Search code examples
pythonpandasdataframedatasetmean

How do I average row values using Python and create a new data frame?


I'm currently working with a data frame.

Data

The year goes all the way to 2022. What I'm trying to do is create a new dataframe that has two columns.

1)Year 2)Average of the 'extent' column for those corresponding years.

So to illustrate-

Year Average Extent
1978 12.487
1979 12.320

and so on until 2022.

I tried using pandas .groupby method and some others such as

new_df = df[['year','Extent...']].copy()

but I'm unsure how to group the rows for each year and give the average yearly 'extent' value for those corresponding years.

I hope this makes sense.

Any advice/tips will be appreciated.
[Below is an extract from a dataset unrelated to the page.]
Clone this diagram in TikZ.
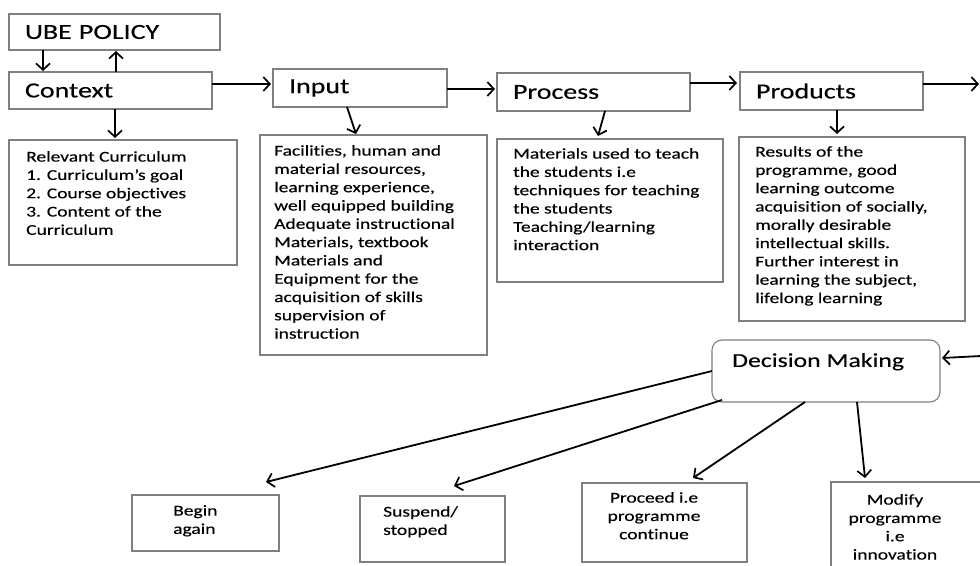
\documentclass[tikz,border=0pt]{standalone}
\usepackage{fontspec}
\setmainfont{Carlito}[FakeStretch=1.3,Ligatures={NoCommon},FakeBold=0.3]
\usetikzlibrary{arrows.meta,calc}
\definecolor{boxgrey}{gray}{0.5}
\begin{document}
\begin{tikzpicture}[x=1pt,y=-1pt,
  frame/.style={draw=boxgrey, line width=1.1pt, rectangle, anchor=north west, inner sep=0pt, outer sep=0pt},
  head/.style={frame, inner xsep=16pt, align=left, font=\fontsize{21.5}{24}\selectfont},
  body/.style={anchor=north west, inner sep=0pt, align=left, font=\fontsize{15}{18.3}\selectfont},
  bodyc/.style={anchor=north, inner sep=0pt, align=center, font=\fontsize{15}{18.3}\selectfont},
  arr/.style={line width=1.8pt, -{Straight Barb[length=6.5pt,width=14pt,line width=1.7pt]}},
]
\useasboundingbox (0,0) rectangle (980,565);
\clip (0,0) rectangle (980,565);
\fill[white] (0,0) rectangle (980,565);

% top row
\node[head, minimum height=36pt, text width=179pt] (ube) at (9,14) {UBE POLICY};
\node[head, minimum height=37pt, text width=171pt] (ctx) at (9,72) {Context};
\node[head, minimum height=38pt, text width=142pt] (inp) at (273,69) {Input};
\node[head, minimum height=38pt, text width=161pt] (proc) at (497,73) {Process};
\node[head, minimum height=38pt, text width=151pt] (prod) at (740,72) {Products};

% detail boxes
\node[frame, minimum width=228pt, minimum height=125pt] (rel) at (9,140) {};
\node[frame, minimum width=227pt, minimum height=220pt] (inpd) at (260,135) {};
\node[frame, minimum width=226pt, minimum height=143pt] (procd) at (497,139) {};
\node[frame, minimum width=226pt, minimum height=184pt] (prodd) at (739,137) {};

\node[body] (relt) at ($(rel.north west)+(17,11)$) {Relevant Curriculum\\1. Curriculum’s goal\\2. Course objectives\\3. Content of the\\Curriculum};
\node[body] (inpt) at ($(inpd.north west)+(14,10)$) {Facilities, human and\\material resources,\\learning experience,\\well equipped building\\Adequate instructional\\Materials, textbook\\Materials and\\Equipment for the\\acquisition of skills\\supervision of\\instruction};
\node[body] (proct) at ($(procd.north west)+(16,9)$) {Materials used to teach\\the students i.e\\techniques for teaching\\the students\\Teaching/learning\\interaction};
\node[body] (prodt) at ($(prodd.north west)+(16,9)$) {Results of the\\programme, good\\learning outcome\\acquisition of socially,\\morally desirable\\intellectual skills.\\Further interest in\\learning the subject,\\lifelong learning};

% decision
\node[frame, rounded corners=10pt, minimum width=228pt, minimum height=62pt] (dec) at (712,340) {};
\node[anchor=north west, inner sep=0pt, font=\fontsize{19.8}{22}\selectfont] (dect) at ($(dec.north west)+(20,13)$) {Decision Making};

% outcomes
\node[frame, minimum width=147pt, minimum height=56pt] (beg) at (132,495) {};
\node[frame, minimum width=145pt, minimum height=66pt] (sus) at (360,496) {};
\node[frame, minimum width=165pt, minimum height=79pt] (pro) at (582,483) {};
\node[frame, minimum width=170pt, minimum height=100pt] (mod) at (831,482) {};
\node[body] (begt) at ($(beg.north west)+(41,10)$) {Begin\\again};
\node[body] (sust) at ($(sus.north west)+(23,10)$) {Suspend/\\stopped};
\node[bodyc] (prot) at ($(pro.north west)+(72,9)$) {Proceed i.e\\programme\\continue};
\node[bodyc] (modt) at ($(mod.north west)+(64,12)$) {Modify\\programme\\i.e\\innovation};

\coordinate (outR) at (979,84);
\coordinate (inR) at (981,356);

% connectors
\draw[arr] ($(ube.south west)+(34,0)$) -- ($(ctx.north west)+(34,-1)$);
\draw[arr] ($(ctx.north west)+(107,0)$) -- ($(ube.south west)+(107,1)$);
\draw[arr] ($(ctx.south west)+(106,0)$) -- ($(rel.north west)+(106,-2)$);
\draw[arr] ($(ctx.north east)+(0,12)$) -- ($(inp.north west)+(-2,15)$);
\draw[arr] ($(inp.north east)+(0,20)$) -- ($(proc.north west)+(-2,16)$);
\draw[arr] ($(proc.north east)+(0,10)$) -- ($(prod.north west)+(-3,11)$);
\draw[arr] ($(prod.north east)+(0,12)$) -- (outR);
\draw[arr] ($(inp.south west)+(74,0)$) -- ($(inpd.north west)+(96,-1)$);
\draw[arr] ($(proc.south west)+(108,0)$) -- ($(procd.north west)+(101,-3)$);
\draw[arr] ($(prod.south west)+(97,0)$) -- ($(prodd.north west)+(98,-3)$);
\draw[arr] (inR) -- ($(dec.east)+(2,-13)$);
\draw[arr] (dec.west) -- ($(beg.north west)+(134,-13)$);
\draw[arr] ($(dec.south west)+(10,-2)$) -- ($(sus.north west)+(94,-10)$);
\draw[arr] ($(dec.south west)+(93,0)$) -- ($(pro.north west)+(111,-5)$);
\draw[arr] ($(dec.south west)+(145,0)$) -- ($(mod.north west)+(34,-4)$);
\end{tikzpicture}
\end{document}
Thanks a lot!

Thanks a lot!


Solution

  • This should run out of the box:

    import pandas as pd
    
    df = pd.read_csv("https://raw.githubusercontent.com/Shambok97/Sample-Data-/main/data.csv")
    
    # Removing whitespace at the ends of the column names for convenience
    df.columns = df.columns.str.strip()
    
    out = df.groupby("Year")["Extent (10^6 sq km)"].mean()
    

    out:

    Year
    1978    12.48700
    1979    12.31956
    Name: Extent (10^6 sq km), dtype: float64